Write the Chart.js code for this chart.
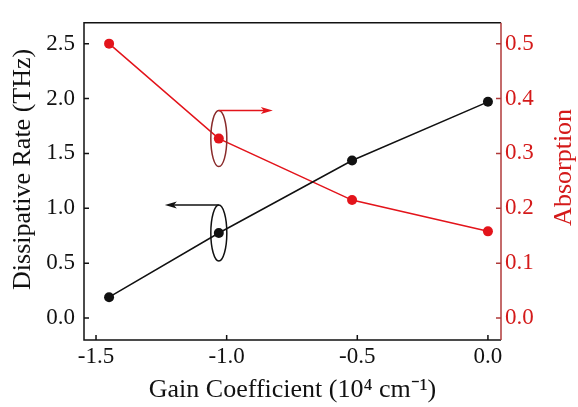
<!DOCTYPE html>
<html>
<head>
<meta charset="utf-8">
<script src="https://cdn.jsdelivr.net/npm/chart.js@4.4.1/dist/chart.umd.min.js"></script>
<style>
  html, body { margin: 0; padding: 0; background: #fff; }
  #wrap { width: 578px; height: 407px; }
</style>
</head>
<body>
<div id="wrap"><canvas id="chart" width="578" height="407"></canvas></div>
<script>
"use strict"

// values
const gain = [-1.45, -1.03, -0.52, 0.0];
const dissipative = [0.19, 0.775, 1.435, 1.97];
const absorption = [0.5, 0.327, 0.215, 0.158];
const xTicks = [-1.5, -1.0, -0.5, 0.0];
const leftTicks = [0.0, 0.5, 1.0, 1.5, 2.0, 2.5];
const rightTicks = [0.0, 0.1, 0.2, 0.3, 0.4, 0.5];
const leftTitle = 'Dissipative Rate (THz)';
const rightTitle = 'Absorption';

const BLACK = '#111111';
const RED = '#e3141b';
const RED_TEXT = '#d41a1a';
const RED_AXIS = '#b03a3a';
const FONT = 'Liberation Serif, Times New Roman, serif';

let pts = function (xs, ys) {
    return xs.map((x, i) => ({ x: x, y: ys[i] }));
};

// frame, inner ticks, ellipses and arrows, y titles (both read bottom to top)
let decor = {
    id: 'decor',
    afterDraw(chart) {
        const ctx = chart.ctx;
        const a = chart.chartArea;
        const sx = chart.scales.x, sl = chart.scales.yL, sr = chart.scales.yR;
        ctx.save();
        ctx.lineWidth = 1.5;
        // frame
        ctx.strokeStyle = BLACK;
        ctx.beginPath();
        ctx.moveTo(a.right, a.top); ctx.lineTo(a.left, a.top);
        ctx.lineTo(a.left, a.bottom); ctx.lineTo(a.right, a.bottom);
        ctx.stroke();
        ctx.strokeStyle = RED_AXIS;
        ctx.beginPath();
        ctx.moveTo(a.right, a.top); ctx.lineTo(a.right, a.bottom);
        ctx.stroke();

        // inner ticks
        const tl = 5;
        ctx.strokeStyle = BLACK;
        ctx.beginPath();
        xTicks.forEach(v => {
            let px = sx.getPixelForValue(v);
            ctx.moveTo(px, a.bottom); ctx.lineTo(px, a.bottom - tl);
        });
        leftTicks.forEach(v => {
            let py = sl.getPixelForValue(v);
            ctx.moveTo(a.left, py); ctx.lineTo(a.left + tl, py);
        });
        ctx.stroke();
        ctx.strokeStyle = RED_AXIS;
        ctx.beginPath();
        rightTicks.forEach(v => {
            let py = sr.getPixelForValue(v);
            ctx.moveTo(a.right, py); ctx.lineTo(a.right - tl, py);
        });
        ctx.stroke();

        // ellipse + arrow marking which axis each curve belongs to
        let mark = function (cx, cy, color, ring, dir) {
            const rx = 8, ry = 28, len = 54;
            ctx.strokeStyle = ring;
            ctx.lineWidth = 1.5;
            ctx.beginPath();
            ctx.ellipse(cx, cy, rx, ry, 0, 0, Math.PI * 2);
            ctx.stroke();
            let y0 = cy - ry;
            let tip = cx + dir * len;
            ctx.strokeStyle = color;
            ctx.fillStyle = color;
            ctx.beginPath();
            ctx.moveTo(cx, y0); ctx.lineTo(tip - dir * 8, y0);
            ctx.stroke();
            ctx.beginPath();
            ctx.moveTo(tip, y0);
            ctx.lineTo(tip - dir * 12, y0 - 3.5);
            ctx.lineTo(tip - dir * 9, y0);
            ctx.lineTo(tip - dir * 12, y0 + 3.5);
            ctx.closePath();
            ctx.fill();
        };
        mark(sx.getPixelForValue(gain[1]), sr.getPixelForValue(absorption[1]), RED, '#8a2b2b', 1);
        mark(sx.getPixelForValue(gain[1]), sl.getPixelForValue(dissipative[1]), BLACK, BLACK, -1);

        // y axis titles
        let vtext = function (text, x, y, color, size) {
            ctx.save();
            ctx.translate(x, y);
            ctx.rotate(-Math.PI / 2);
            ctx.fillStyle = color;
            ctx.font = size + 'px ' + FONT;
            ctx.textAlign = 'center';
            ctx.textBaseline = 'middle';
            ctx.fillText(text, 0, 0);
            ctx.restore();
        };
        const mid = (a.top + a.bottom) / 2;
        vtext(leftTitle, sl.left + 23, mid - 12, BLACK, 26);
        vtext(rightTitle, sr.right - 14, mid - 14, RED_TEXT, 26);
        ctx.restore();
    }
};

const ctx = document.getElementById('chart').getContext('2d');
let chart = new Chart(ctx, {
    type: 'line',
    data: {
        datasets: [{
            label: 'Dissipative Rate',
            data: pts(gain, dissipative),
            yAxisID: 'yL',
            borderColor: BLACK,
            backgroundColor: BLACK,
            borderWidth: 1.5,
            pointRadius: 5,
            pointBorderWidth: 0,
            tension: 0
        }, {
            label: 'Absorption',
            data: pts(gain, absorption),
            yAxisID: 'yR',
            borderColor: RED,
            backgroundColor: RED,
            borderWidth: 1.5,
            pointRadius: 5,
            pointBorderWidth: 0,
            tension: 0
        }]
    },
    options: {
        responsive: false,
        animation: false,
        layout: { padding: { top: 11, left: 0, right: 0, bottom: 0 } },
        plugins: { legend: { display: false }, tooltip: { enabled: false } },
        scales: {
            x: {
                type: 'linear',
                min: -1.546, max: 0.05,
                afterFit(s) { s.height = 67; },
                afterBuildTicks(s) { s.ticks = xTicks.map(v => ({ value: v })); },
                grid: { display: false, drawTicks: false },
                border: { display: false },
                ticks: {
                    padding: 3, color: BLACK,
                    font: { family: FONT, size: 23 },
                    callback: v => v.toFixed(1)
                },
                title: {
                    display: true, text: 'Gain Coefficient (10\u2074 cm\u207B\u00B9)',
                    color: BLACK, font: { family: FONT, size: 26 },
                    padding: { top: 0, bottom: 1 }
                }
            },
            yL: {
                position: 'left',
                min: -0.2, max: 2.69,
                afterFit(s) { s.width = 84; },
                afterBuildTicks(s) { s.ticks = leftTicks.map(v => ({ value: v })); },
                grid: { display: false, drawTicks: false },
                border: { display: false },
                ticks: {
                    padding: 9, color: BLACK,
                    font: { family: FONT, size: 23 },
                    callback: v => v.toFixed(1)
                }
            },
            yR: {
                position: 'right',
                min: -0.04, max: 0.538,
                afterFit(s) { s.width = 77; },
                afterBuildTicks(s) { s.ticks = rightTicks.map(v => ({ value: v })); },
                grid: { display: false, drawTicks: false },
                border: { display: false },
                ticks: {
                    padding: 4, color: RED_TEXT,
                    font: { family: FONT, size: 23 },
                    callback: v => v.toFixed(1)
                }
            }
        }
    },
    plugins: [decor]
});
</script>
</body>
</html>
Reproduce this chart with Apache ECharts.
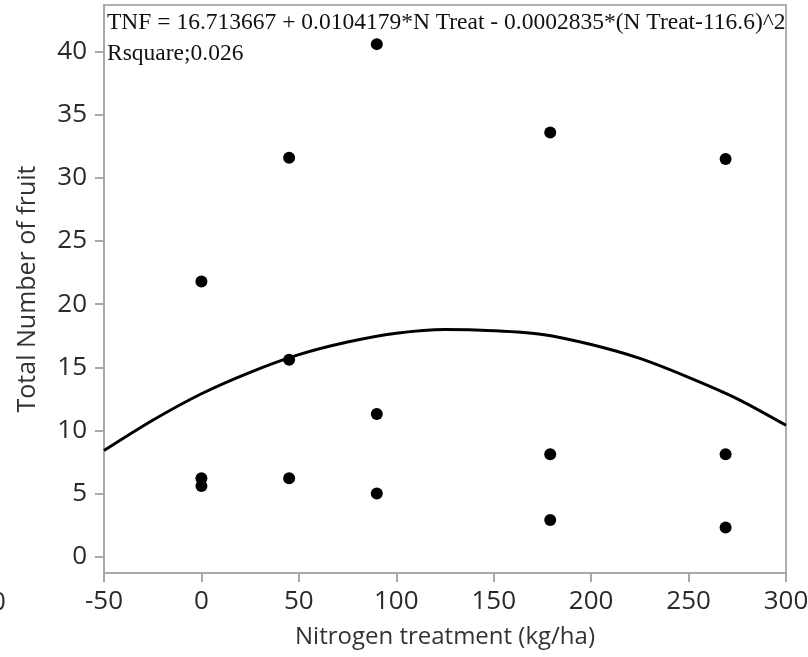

━━━━━━━━━━

The records above should be reproduced exactly, with no pictures included.

_The output:_
Write the Chart.js code for this chart.
<!DOCTYPE html>
<html>
<head>
<meta charset="utf-8">
<script src="https://cdn.jsdelivr.net/npm/chart.js@4.4.1/dist/chart.umd.min.js"></script>
<style>
  html, body { margin: 0; padding: 0; background: #fff; }
  #wrap { width: 578px; height: 407px; }
</style>
</head>
<body>
<div id="wrap"><canvas id="chart" width="578" height="407"></canvas></div>
<script>
"use strict"

// values
const gain = [-1.45, -1.03, -0.52, 0.0];
const dissipative = [0.19, 0.775, 1.435, 1.97];
const absorption = [0.5, 0.327, 0.215, 0.158];
const xTicks = [-1.5, -1.0, -0.5, 0.0];
const leftTicks = [0.0, 0.5, 1.0, 1.5, 2.0, 2.5];
const rightTicks = [0.0, 0.1, 0.2, 0.3, 0.4, 0.5];
const leftTitle = 'Dissipative Rate (THz)';
const rightTitle = 'Absorption';

const BLACK = '#111111';
const RED = '#e3141b';
const RED_TEXT = '#d41a1a';
const RED_AXIS = '#b03a3a';
const FONT = 'Liberation Serif, Times New Roman, serif';

let pts = function (xs, ys) {
    return xs.map((x, i) => ({ x: x, y: ys[i] }));
};

// frame, inner ticks, ellipses and arrows, y titles (both read bottom to top)
let decor = {
    id: 'decor',
    afterDraw(chart) {
        const ctx = chart.ctx;
        const a = chart.chartArea;
        const sx = chart.scales.x, sl = chart.scales.yL, sr = chart.scales.yR;
        ctx.save();
        ctx.lineWidth = 1.5;
        // frame
        ctx.strokeStyle = BLACK;
        ctx.beginPath();
        ctx.moveTo(a.right, a.top); ctx.lineTo(a.left, a.top);
        ctx.lineTo(a.left, a.bottom); ctx.lineTo(a.right, a.bottom);
        ctx.stroke();
        ctx.strokeStyle = RED_AXIS;
        ctx.beginPath();
        ctx.moveTo(a.right, a.top); ctx.lineTo(a.right, a.bottom);
        ctx.stroke();

        // inner ticks
        const tl = 5;
        ctx.strokeStyle = BLACK;
        ctx.beginPath();
        xTicks.forEach(v => {
            let px = sx.getPixelForValue(v);
            ctx.moveTo(px, a.bottom); ctx.lineTo(px, a.bottom - tl);
        });
        leftTicks.forEach(v => {
            let py = sl.getPixelForValue(v);
            ctx.moveTo(a.left, py); ctx.lineTo(a.left + tl, py);
        });
        ctx.stroke();
        ctx.strokeStyle = RED_AXIS;
        ctx.beginPath();
        rightTicks.forEach(v => {
            let py = sr.getPixelForValue(v);
            ctx.moveTo(a.right, py); ctx.lineTo(a.right - tl, py);
        });
        ctx.stroke();

        // ellipse + arrow marking which axis each curve belongs to
        let mark = function (cx, cy, color, ring, dir) {
            const rx = 8, ry = 28, len = 54;
            ctx.strokeStyle = ring;
            ctx.lineWidth = 1.5;
            ctx.beginPath();
            ctx.ellipse(cx, cy, rx, ry, 0, 0, Math.PI * 2);
            ctx.stroke();
            let y0 = cy - ry;
            let tip = cx + dir * len;
            ctx.strokeStyle = color;
            ctx.fillStyle = color;
            ctx.beginPath();
            ctx.moveTo(cx, y0); ctx.lineTo(tip - dir * 8, y0);
            ctx.stroke();
            ctx.beginPath();
            ctx.moveTo(tip, y0);
            ctx.lineTo(tip - dir * 12, y0 - 3.5);
            ctx.lineTo(tip - dir * 9, y0);
            ctx.lineTo(tip - dir * 12, y0 + 3.5);
            ctx.closePath();
            ctx.fill();
        };
        mark(sx.getPixelForValue(gain[1]), sr.getPixelForValue(absorption[1]), RED, '#8a2b2b', 1);
        mark(sx.getPixelForValue(gain[1]), sl.getPixelForValue(dissipative[1]), BLACK, BLACK, -1);

        // y axis titles
        let vtext = function (text, x, y, color, size) {
            ctx.save();
            ctx.translate(x, y);
            ctx.rotate(-Math.PI / 2);
            ctx.fillStyle = color;
            ctx.font = size + 'px ' + FONT;
            ctx.textAlign = 'center';
            ctx.textBaseline = 'middle';
            ctx.fillText(text, 0, 0);
            ctx.restore();
        };
        const mid = (a.top + a.bottom) / 2;
        vtext(leftTitle, sl.left + 23, mid - 12, BLACK, 26);
        vtext(rightTitle, sr.right - 14, mid - 14, RED_TEXT, 26);
        ctx.restore();
    }
};

const ctx = document.getElementById('chart').getContext('2d');
let chart = new Chart(ctx, {
    type: 'line',
    data: {
        datasets: [{
            label: 'Dissipative Rate',
            data: pts(gain, dissipative),
            yAxisID: 'yL',
            borderColor: BLACK,
            backgroundColor: BLACK,
            borderWidth: 1.5,
            pointRadius: 5,
            pointBorderWidth: 0,
            tension: 0
        }, {
            label: 'Absorption',
            data: pts(gain, absorption),
            yAxisID: 'yR',
            borderColor: RED,
            backgroundColor: RED,
            borderWidth: 1.5,
            pointRadius: 5,
            pointBorderWidth: 0,
            tension: 0
        }]
    },
    options: {
        responsive: false,
        animation: false,
        layout: { padding: { top: 11, left: 0, right: 0, bottom: 0 } },
        plugins: { legend: { display: false }, tooltip: { enabled: false } },
        scales: {
            x: {
                type: 'linear',
                min: -1.546, max: 0.05,
                afterFit(s) { s.height = 67; },
                afterBuildTicks(s) { s.ticks = xTicks.map(v => ({ value: v })); },
                grid: { display: false, drawTicks: false },
                border: { display: false },
                ticks: {
                    padding: 3, color: BLACK,
                    font: { family: FONT, size: 23 },
                    callback: v => v.toFixed(1)
                },
                title: {
                    display: true, text: 'Gain Coefficient (10\u2074 cm\u207B\u00B9)',
                    color: BLACK, font: { family: FONT, size: 26 },
                    padding: { top: 0, bottom: 1 }
                }
            },
            yL: {
                position: 'left',
                min: -0.2, max: 2.69,
                afterFit(s) { s.width = 84; },
                afterBuildTicks(s) { s.ticks = leftTicks.map(v => ({ value: v })); },
                grid: { display: false, drawTicks: false },
                border: { display: false },
                ticks: {
                    padding: 9, color: BLACK,
                    font: { family: FONT, size: 23 },
                    callback: v => v.toFixed(1)
                }
            },
            yR: {
                position: 'right',
                min: -0.04, max: 0.538,
                afterFit(s) { s.width = 77; },
                afterBuildTicks(s) { s.ticks = rightTicks.map(v => ({ value: v })); },
                grid: { display: false, drawTicks: false },
                border: { display: false },
                ticks: {
                    padding: 4, color: RED_TEXT,
                    font: { family: FONT, size: 23 },
                    callback: v => v.toFixed(1)
                }
            }
        }
    },
    plugins: [decor]
});
</script>
</body>
</html>
Reproduce this chart with Apache ECharts.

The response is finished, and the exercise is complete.